Burnt mound, Moyriesk, Co. Clare
Co. Clare |
Ritual/Ceremonial
Scattered across the Irish landscape in their thousands, burnt mounds are among the most quietly puzzling monuments left by prehistoric communities.
They appear as low, kidney-shaped or horseshoe mounds of fire-cracked stone and dark, charred soil, and the one at Moyriesk in County Clare is a local example of a monument type found in almost every townland in the country. What they were actually used for has kept archaeologists arguing for decades.

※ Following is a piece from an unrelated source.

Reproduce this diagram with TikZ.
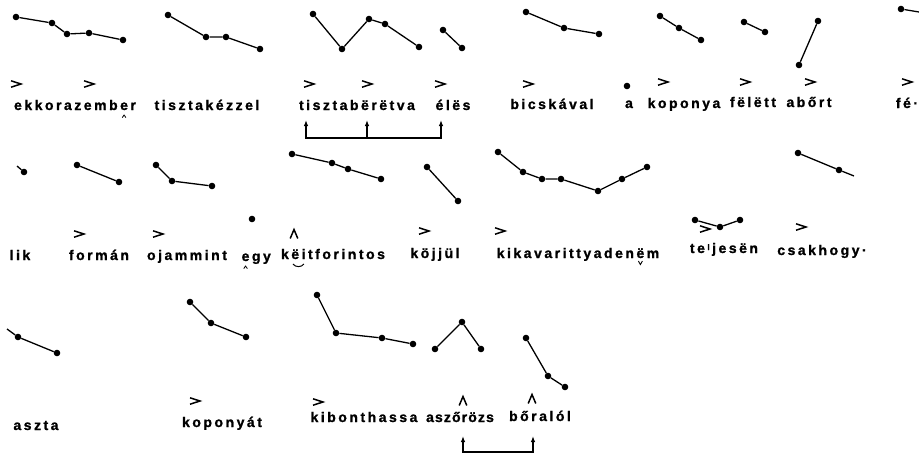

Burnt mounds, known in Irish as fulachtaí fia, date mostly to the Bronze Age, roughly 1800 to 800 BC, though some are older or younger. The standard interpretation is that they functioned as cooking sites: stones were heated in a fire, then dropped into a water-filled trough to bring it to the boil, shattering in the process and accumulating over time into the distinctive mound. The repeated cycle of heating and cracking is what gives these sites their characteristic appearance, the blackened, shattered stone mixed with organic material building up around the trough. More recent research has proposed additional or alternative uses, including textile processing, hide preparation, bathing, or even brewing, and the debate remains open. Clare has a particularly dense concentration of them, reflecting both the county's Bronze Age population and its boggy ground conditions, which help preserve organic material and hold the evidence in place.
Moyriesk itself is a small townland in east Clare, not far from Quin, in an area that was clearly well settled in prehistory. Without excavation, a burnt mound reveals relatively little at the surface beyond its characteristic shape and composition, but that low, dark rise in a field or at the edge of a wetland carries a considerable amount of time within it.